Anna sobbed quietly and nodded.

“Anna, if we can get your uncle and your dad better, then maybe we can help others, too.”

“But if you think that...that drowning is the cure, then why didn’t you just do it to...” She couldn’t finish but Carla knew Anna was referring to her father.

“Listen to me, Anna, listen to reason.” It was the closest Carla had come to an order with the teen. “Joe has been infected longer than your dad. We have no idea how this condition will play out. But we’re sure, pretty sure, that this is what helped Mike. Joe may not have much time. And if it helps him, it’s better to help him first because your father is only in the first...stage.” Stage of what, Carla still wasn’t sure.

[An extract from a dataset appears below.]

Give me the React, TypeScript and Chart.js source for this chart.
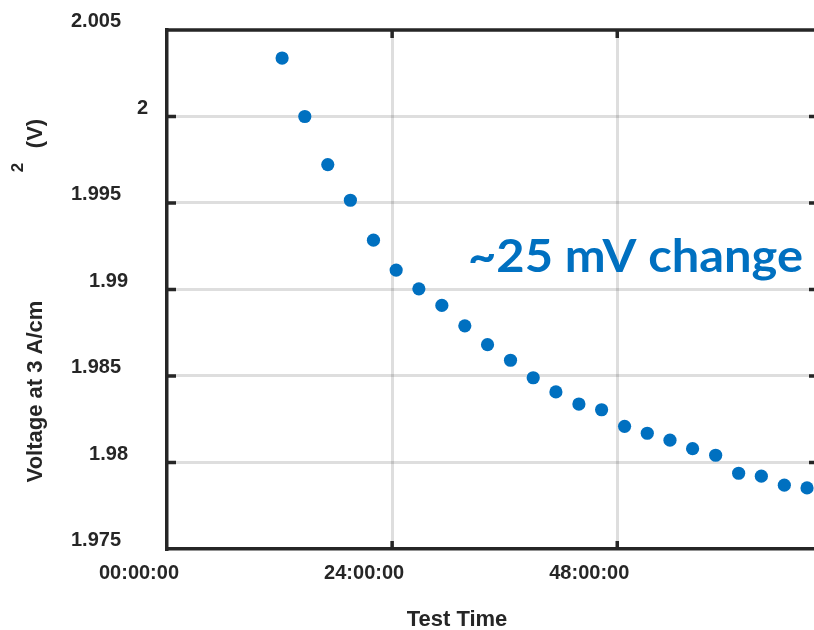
import { useEffect, useRef } from "react";
import { Chart, registerables } from "chart.js";

Chart.register(...registerables);

// ---- data ----
const timeHours = [
  12.27, 14.69, 17.14, 19.55, 22.01, 24.43, 26.85, 29.3, 31.75, 34.17, 36.62, 39.04,
  41.46, 43.91, 46.33, 48.78, 51.2, 53.62, 56.03, 58.49, 60.94, 63.36, 65.81, 68.23,
];
const voltage = [
  2.00338, 2.0, 1.99722, 1.99516, 1.99285, 1.99112, 1.99004, 1.98908, 1.9879, 1.98681,
  1.98591, 1.9849, 1.98408, 1.98338, 1.98305, 1.98209, 1.98169, 1.98129, 1.9808, 1.98042,
  1.97938, 1.97921, 1.97869, 1.97853,
];
const xTickHours = [0, 24, 48];
const xTickLabels = ["00:00:00", "24:00:00", "48:00:00"];
const yTickValues = [1.975, 1.98, 1.985, 1.99, 1.995, 2.0, 2.005];
const yTickLabels = ["1.975", "1.98", "1.985", "1.99", "1.995", "2", "2.005"];
const xTitle = "Test Time";
const yTitleMain = "Voltage at 3 A/cm";
const yTitleSup = "2";
const yTitleUnit = "(V)";
const annotationText = "~25 mV change";

// ---- style ----
const TEXT = "#262626";
const BLUE = "#0070C0";
const GRID = "rgba(0,0,0,0.13)";
const AXIS_FONT = 'bold 20px "Liberation Sans", Arial, sans-serif';
const TITLE_FONT = 'bold 22px "Liberation Sans", Arial, sans-serif';
// horizontal nudge (px) of some y labels, as in the original picture
const yLabelNudge: Record<string, number> = { "2": 27, "1.99": 7, "1.98": 7 };

const decorPlugin = {
  id: "decor",
  beforeDatasetsDraw(chart: any) {
    const { ctx, chartArea } = chart;
    const { left, right, top, bottom } = chartArea;
    const xs = chart.scales.x;
    const ys = chart.scales.y;
    ctx.save();
    ctx.strokeStyle = TEXT;
    ctx.lineWidth = 3.5;
    ctx.lineCap = "butt";
    // top & right frame
    ctx.beginPath();
    ctx.moveTo(left - 1.75, top);
    ctx.lineTo(right + 1.75, top);
    ctx.moveTo(right, top);
    ctx.lineTo(right, bottom);
    ctx.stroke();
    // inward ticks
    ctx.beginPath();
    yTickValues.forEach((v) => {
      const y = ys.getPixelForValue(v);
      if (Math.abs(y - top) < 2 || Math.abs(y - bottom) < 2) return;
      ctx.moveTo(left, y);
      ctx.lineTo(left + 9, y);
      ctx.moveTo(right - 9, y);
      ctx.lineTo(right, y);
    });
    xTickHours.forEach((v) => {
      const x = xs.getPixelForValue(v);
      if (Math.abs(x - left) < 2) return;
      ctx.moveTo(x, top);
      ctx.lineTo(x, top + 8);
      ctx.moveTo(x, bottom);
      ctx.lineTo(x, bottom - 8);
    });
    ctx.stroke();
    ctx.restore();
  },
  afterDraw(chart: any) {
    const { ctx } = chart;
    const ys = chart.scales.y;
    ctx.save();
    // y tick labels
    ctx.fillStyle = TEXT;
    ctx.font = AXIS_FONT;
    ctx.textAlign = "right";
    ctx.textBaseline = "middle";
    yTickValues.forEach((v, i) => {
      const lab = yTickLabels[i];
      const y = ys.getPixelForValue(v) - 8.5;
      ctx.fillText(lab, 121 + (yLabelNudge[lab] || 0), y);
    });
    // x title
    ctx.font = TITLE_FONT;
    ctx.textAlign = "center";
    ctx.textBaseline = "alphabetic";
    ctx.fillText(xTitle, 457, 625.5);
    // y title (rotated)
    ctx.save();
    ctx.translate(42, 391.5);
    ctx.rotate(-Math.PI / 2);
    ctx.fillText(yTitleMain, 0, 0);
    ctx.restore();
    ctx.save();
    ctx.translate(42, 133.5);
    ctx.rotate(-Math.PI / 2);
    ctx.fillText(yTitleUnit, 0, 0);
    ctx.restore();
    ctx.save();
    ctx.translate(23, 167.5);
    ctx.rotate(-Math.PI / 2);
    ctx.font = 'bold 17px "Liberation Sans", Arial, sans-serif';
    ctx.fillText(yTitleSup, 0, 0);
    ctx.restore();
    // annotation (height matched, then fitted to width)
    ctx.fillStyle = BLUE;
    ctx.textAlign = "left";
    ctx.font = 'bold 45px Lato, "Open Sans", sans-serif';
    const w = ctx.measureText(annotationText).width;
    ctx.save();
    ctx.translate(468, 272);
    ctx.scale(335 / w, 1);
    ctx.fillText(annotationText, 0, 0);
    ctx.restore();
    ctx.restore();
  },
};

export default function App() {
  const ref = useRef<HTMLCanvasElement | null>(null);
  useEffect(() => {
    if (!ref.current) return;
    const points = timeHours.map((x, i) => ({ x, y: voltage[i] }));
    const chart = new Chart(ref.current, {
      type: "scatter",
      data: {
        datasets: [
          {
            data: points,
            backgroundColor: BLUE,
            borderWidth: 0,
            pointRadius: 6.6,
            pointHoverRadius: 6.6,
          },
        ],
      },
      options: {
        animation: false,
        responsive: false,
        maintainAspectRatio: false,
        layout: { padding: { top: 30, right: 12, left: 0, bottom: 0 } },
        plugins: { legend: { display: false }, tooltip: { enabled: false } },
        scales: {
          x: {
            type: "linear",
            min: 0,
            max: 69.4,
            afterBuildTicks: (s: any) => {
              s.ticks = xTickHours.map((v) => ({ value: v }));
            },
            afterFit: (s: any) => {
              s.height = 81;
            },
            ticks: {
              callback: (v: any) => xTickLabels[xTickHours.indexOf(Number(v))] ?? "",
              color: TEXT,
              font: { family: '"Liberation Sans", Arial, sans-serif', size: 20, weight: "bold" },
              labelOffset: -28,
              padding: 12,
              maxRotation: 0,
              autoSkip: false,
            },
            grid: {
              color: (c: any) => (c.tick && c.tick.value === 0 ? "rgba(0,0,0,0)" : GRID),
              lineWidth: 3,
              drawTicks: false,
            },
            border: { display: true, color: TEXT, width: 3.5 },
          },
          y: {
            type: "linear",
            min: 1.975,
            max: 2.005,
            afterBuildTicks: (s: any) => {
              s.ticks = yTickValues.map((v) => ({ value: v }));
            },
            afterFit: (s: any) => {
              s.width = 167;
            },
            ticks: { display: false },
            grid: {
              color: (c: any) =>
                c.tick && (Math.abs(c.tick.value - 1.975) < 1e-9 || Math.abs(c.tick.value - 2.005) < 1e-9)
                  ? "rgba(0,0,0,0)"
                  : GRID,
              lineWidth: 3,
              drawTicks: false,
            },
            border: { display: true, color: TEXT, width: 3.5 },
          },
        },
      },
      plugins: [decorPlugin],
    });
    return () => chart.destroy();
  }, []);
  return (
    <div style={{ position: "absolute", left: 0, top: 0, width: 814, height: 630, overflow: "hidden", background: "#fff" }}>
      <canvas ref={ref} width={830} height={630} style={{ display: "block" }} />
    </div>
  );
}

But she knew her logic was sound.

“So, it’s not time to...do it yet?”

It being, of course, drowning her father. Carla shook her head and Anna’s face creased in understanding.

It was then that Jared finally took Anna’s hand. Anna held on tight. Carla’s reaction was a mixture of joy and concern. Yes, they were both so young, but Carla could tell by their connection that this was no puppy love.

Chapter Nine

Mike had time to think during the drive down to Sunset Beach. He knew it would be smarter to take on Joe alone, and recalled again about how powerful he himself had been in that blood-thirsty state.

“A man’s got to know his limitations,” he said to himself, thinking of Clint Eastwood. In spite of the circumstances he smiled a little at the quote. It would have been good to have Bad Ass Clint with him now. Or good ol’ Bruce Willis.